Copy the data exactly; pictures stay out of the copy.
++++ Raw data
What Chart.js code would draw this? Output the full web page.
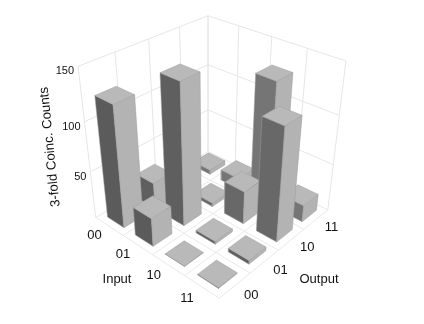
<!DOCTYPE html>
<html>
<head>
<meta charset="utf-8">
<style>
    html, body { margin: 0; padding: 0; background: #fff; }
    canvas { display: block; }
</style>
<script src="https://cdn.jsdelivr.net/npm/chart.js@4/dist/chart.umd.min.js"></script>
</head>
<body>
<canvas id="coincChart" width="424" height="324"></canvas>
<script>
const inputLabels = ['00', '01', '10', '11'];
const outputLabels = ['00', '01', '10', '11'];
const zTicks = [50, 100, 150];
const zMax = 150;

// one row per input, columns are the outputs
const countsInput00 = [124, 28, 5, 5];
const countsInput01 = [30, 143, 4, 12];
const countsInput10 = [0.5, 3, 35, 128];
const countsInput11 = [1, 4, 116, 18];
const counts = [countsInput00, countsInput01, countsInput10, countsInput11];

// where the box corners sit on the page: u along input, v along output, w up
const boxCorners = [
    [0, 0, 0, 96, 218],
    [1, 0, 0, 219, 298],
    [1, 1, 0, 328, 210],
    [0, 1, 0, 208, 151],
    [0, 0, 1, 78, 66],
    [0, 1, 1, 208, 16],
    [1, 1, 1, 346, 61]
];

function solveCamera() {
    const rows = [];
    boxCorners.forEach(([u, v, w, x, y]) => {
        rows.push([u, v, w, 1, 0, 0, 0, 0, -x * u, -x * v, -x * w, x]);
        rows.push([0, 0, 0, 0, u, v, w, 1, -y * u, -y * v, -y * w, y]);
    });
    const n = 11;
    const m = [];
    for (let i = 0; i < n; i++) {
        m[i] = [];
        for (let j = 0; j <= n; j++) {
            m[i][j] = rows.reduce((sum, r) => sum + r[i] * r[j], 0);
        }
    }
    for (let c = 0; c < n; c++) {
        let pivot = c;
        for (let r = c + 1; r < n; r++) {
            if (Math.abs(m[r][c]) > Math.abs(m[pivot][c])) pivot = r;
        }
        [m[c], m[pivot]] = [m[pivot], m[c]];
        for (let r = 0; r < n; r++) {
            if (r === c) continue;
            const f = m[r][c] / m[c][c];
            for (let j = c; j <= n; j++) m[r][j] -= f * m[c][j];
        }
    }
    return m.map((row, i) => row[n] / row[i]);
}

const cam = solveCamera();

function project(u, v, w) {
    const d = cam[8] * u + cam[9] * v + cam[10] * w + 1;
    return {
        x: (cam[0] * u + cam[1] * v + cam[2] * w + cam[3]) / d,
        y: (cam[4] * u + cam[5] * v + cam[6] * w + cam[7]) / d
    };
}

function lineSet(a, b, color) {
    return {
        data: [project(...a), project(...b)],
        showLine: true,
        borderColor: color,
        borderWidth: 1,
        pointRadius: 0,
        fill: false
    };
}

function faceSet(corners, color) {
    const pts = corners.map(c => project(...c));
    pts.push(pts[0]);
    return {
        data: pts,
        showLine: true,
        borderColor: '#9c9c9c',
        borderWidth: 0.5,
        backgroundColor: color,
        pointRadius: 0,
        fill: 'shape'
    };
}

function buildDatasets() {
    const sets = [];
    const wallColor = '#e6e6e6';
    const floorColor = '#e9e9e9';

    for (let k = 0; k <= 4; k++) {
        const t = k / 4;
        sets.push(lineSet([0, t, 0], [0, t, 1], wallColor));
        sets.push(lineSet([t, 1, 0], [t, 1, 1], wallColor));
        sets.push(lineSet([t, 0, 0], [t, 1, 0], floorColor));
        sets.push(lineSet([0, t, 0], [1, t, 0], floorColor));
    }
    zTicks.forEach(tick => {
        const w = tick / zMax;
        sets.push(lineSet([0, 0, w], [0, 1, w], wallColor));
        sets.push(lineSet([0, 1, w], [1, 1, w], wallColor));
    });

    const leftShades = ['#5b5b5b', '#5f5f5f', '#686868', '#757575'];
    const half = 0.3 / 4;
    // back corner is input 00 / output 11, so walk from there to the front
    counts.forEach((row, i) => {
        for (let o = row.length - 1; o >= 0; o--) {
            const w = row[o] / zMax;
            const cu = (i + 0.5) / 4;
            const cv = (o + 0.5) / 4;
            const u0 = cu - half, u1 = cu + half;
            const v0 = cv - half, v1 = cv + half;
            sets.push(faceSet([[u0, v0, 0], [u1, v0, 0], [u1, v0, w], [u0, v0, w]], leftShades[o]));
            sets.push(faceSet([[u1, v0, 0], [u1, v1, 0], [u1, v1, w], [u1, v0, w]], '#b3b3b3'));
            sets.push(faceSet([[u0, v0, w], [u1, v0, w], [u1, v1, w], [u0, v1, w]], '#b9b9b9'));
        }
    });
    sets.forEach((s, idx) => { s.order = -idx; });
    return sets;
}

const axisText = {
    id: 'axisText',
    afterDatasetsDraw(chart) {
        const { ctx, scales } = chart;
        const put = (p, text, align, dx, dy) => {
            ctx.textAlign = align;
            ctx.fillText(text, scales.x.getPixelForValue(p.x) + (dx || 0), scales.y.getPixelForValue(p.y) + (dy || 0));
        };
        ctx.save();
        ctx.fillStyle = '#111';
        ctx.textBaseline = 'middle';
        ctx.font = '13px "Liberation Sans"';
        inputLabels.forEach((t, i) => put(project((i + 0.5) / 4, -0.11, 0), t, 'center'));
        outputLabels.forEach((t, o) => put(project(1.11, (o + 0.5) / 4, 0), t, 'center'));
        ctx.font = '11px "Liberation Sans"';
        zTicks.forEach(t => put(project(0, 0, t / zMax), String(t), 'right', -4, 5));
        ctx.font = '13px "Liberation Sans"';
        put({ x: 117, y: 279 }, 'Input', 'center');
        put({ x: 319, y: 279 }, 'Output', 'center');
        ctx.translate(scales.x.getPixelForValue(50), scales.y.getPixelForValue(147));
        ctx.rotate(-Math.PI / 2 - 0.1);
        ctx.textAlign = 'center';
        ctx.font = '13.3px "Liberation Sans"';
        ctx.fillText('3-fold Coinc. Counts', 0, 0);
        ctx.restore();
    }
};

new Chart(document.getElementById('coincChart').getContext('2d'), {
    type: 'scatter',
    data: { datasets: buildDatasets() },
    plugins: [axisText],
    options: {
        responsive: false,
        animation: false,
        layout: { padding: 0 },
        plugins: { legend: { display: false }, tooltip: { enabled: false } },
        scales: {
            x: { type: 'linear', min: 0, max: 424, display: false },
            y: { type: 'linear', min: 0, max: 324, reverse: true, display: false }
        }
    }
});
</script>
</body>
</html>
++++++++
Correct output:
What Chart.js code would draw this? Output the full web page.
<!DOCTYPE html>
<html>
<head>
<meta charset="utf-8">
<style>
    html, body { margin: 0; padding: 0; background: #fff; }
    canvas { display: block; }
</style>
<script src="https://cdn.jsdelivr.net/npm/chart.js@4/dist/chart.umd.min.js"></script>
</head>
<body>
<canvas id="coincChart" width="424" height="324"></canvas>
<script>
const inputLabels = ['00', '01', '10', '11'];
const outputLabels = ['00', '01', '10', '11'];
const zTicks = [50, 100, 150];
const zMax = 150;

// one row per input, columns are the outputs
const countsInput00 = [124, 28, 5, 5];
const countsInput01 = [30, 143, 4, 12];
const countsInput10 = [0.5, 3, 35, 128];
const countsInput11 = [1, 4, 116, 18];
const counts = [countsInput00, countsInput01, countsInput10, countsInput11];

// where the box corners sit on the page: u along input, v along output, w up
const boxCorners = [
    [0, 0, 0, 96, 218],
    [1, 0, 0, 219, 298],
    [1, 1, 0, 328, 210],
    [0, 1, 0, 208, 151],
    [0, 0, 1, 78, 66],
    [0, 1, 1, 208, 16],
    [1, 1, 1, 346, 61]
];

function solveCamera() {
    const rows = [];
    boxCorners.forEach(([u, v, w, x, y]) => {
        rows.push([u, v, w, 1, 0, 0, 0, 0, -x * u, -x * v, -x * w, x]);
        rows.push([0, 0, 0, 0, u, v, w, 1, -y * u, -y * v, -y * w, y]);
    });
    const n = 11;
    const m = [];
    for (let i = 0; i < n; i++) {
        m[i] = [];
        for (let j = 0; j <= n; j++) {
            m[i][j] = rows.reduce((sum, r) => sum + r[i] * r[j], 0);
        }
    }
    for (let c = 0; c < n; c++) {
        let pivot = c;
        for (let r = c + 1; r < n; r++) {
            if (Math.abs(m[r][c]) > Math.abs(m[pivot][c])) pivot = r;
        }
        [m[c], m[pivot]] = [m[pivot], m[c]];
        for (let r = 0; r < n; r++) {
            if (r === c) continue;
            const f = m[r][c] / m[c][c];
            for (let j = c; j <= n; j++) m[r][j] -= f * m[c][j];
        }
    }
    return m.map((row, i) => row[n] / row[i]);
}

const cam = solveCamera();

function project(u, v, w) {
    const d = cam[8] * u + cam[9] * v + cam[10] * w + 1;
    return {
        x: (cam[0] * u + cam[1] * v + cam[2] * w + cam[3]) / d,
        y: (cam[4] * u + cam[5] * v + cam[6] * w + cam[7]) / d
    };
}

function lineSet(a, b, color) {
    return {
        data: [project(...a), project(...b)],
        showLine: true,
        borderColor: color,
        borderWidth: 1,
        pointRadius: 0,
        fill: false
    };
}

function faceSet(corners, color) {
    const pts = corners.map(c => project(...c));
    pts.push(pts[0]);
    return {
        data: pts,
        showLine: true,
        borderColor: '#9c9c9c',
        borderWidth: 0.5,
        backgroundColor: color,
        pointRadius: 0,
        fill: 'shape'
    };
}

function buildDatasets() {
    const sets = [];
    const wallColor = '#e6e6e6';
    const floorColor = '#e9e9e9';

    for (let k = 0; k <= 4; k++) {
        const t = k / 4;
        sets.push(lineSet([0, t, 0], [0, t, 1], wallColor));
        sets.push(lineSet([t, 1, 0], [t, 1, 1], wallColor));
        sets.push(lineSet([t, 0, 0], [t, 1, 0], floorColor));
        sets.push(lineSet([0, t, 0], [1, t, 0], floorColor));
    }
    zTicks.forEach(tick => {
        const w = tick / zMax;
        sets.push(lineSet([0, 0, w], [0, 1, w], wallColor));
        sets.push(lineSet([0, 1, w], [1, 1, w], wallColor));
    });

    const leftShades = ['#5b5b5b', '#5f5f5f', '#686868', '#757575'];
    const half = 0.3 / 4;
    // back corner is input 00 / output 11, so walk from there to the front
    counts.forEach((row, i) => {
        for (let o = row.length - 1; o >= 0; o--) {
            const w = row[o] / zMax;
            const cu = (i + 0.5) / 4;
            const cv = (o + 0.5) / 4;
            const u0 = cu - half, u1 = cu + half;
            const v0 = cv - half, v1 = cv + half;
            sets.push(faceSet([[u0, v0, 0], [u1, v0, 0], [u1, v0, w], [u0, v0, w]], leftShades[o]));
            sets.push(faceSet([[u1, v0, 0], [u1, v1, 0], [u1, v1, w], [u1, v0, w]], '#b3b3b3'));
            sets.push(faceSet([[u0, v0, w], [u1, v0, w], [u1, v1, w], [u0, v1, w]], '#b9b9b9'));
        }
    });
    sets.forEach((s, idx) => { s.order = -idx; });
    return sets;
}

const axisText = {
    id: 'axisText',
    afterDatasetsDraw(chart) {
        const { ctx, scales } = chart;
        const put = (p, text, align, dx, dy) => {
            ctx.textAlign = align;
            ctx.fillText(text, scales.x.getPixelForValue(p.x) + (dx || 0), scales.y.getPixelForValue(p.y) + (dy || 0));
        };
        ctx.save();
        ctx.fillStyle = '#111';
        ctx.textBaseline = 'middle';
        ctx.font = '13px "Liberation Sans"';
        inputLabels.forEach((t, i) => put(project((i + 0.5) / 4, -0.11, 0), t, 'center'));
        outputLabels.forEach((t, o) => put(project(1.11, (o + 0.5) / 4, 0), t, 'center'));
        ctx.font = '11px "Liberation Sans"';
        zTicks.forEach(t => put(project(0, 0, t / zMax), String(t), 'right', -4, 5));
        ctx.font = '13px "Liberation Sans"';
        put({ x: 117, y: 279 }, 'Input', 'center');
        put({ x: 319, y: 279 }, 'Output', 'center');
        ctx.translate(scales.x.getPixelForValue(50), scales.y.getPixelForValue(147));
        ctx.rotate(-Math.PI / 2 - 0.1);
        ctx.textAlign = 'center';
        ctx.font = '13.3px "Liberation Sans"';
        ctx.fillText('3-fold Coinc. Counts', 0, 0);
        ctx.restore();
    }
};

new Chart(document.getElementById('coincChart').getContext('2d'), {
    type: 'scatter',
    data: { datasets: buildDatasets() },
    plugins: [axisText],
    options: {
        responsive: false,
        animation: false,
        layout: { padding: 0 },
        plugins: { legend: { display: false }, tooltip: { enabled: false } },
        scales: {
            x: { type: 'linear', min: 0, max: 424, display: false },
            y: { type: 'linear', min: 0, max: 324, reverse: true, display: false }
        }
    }
});
</script>
</body>
</html>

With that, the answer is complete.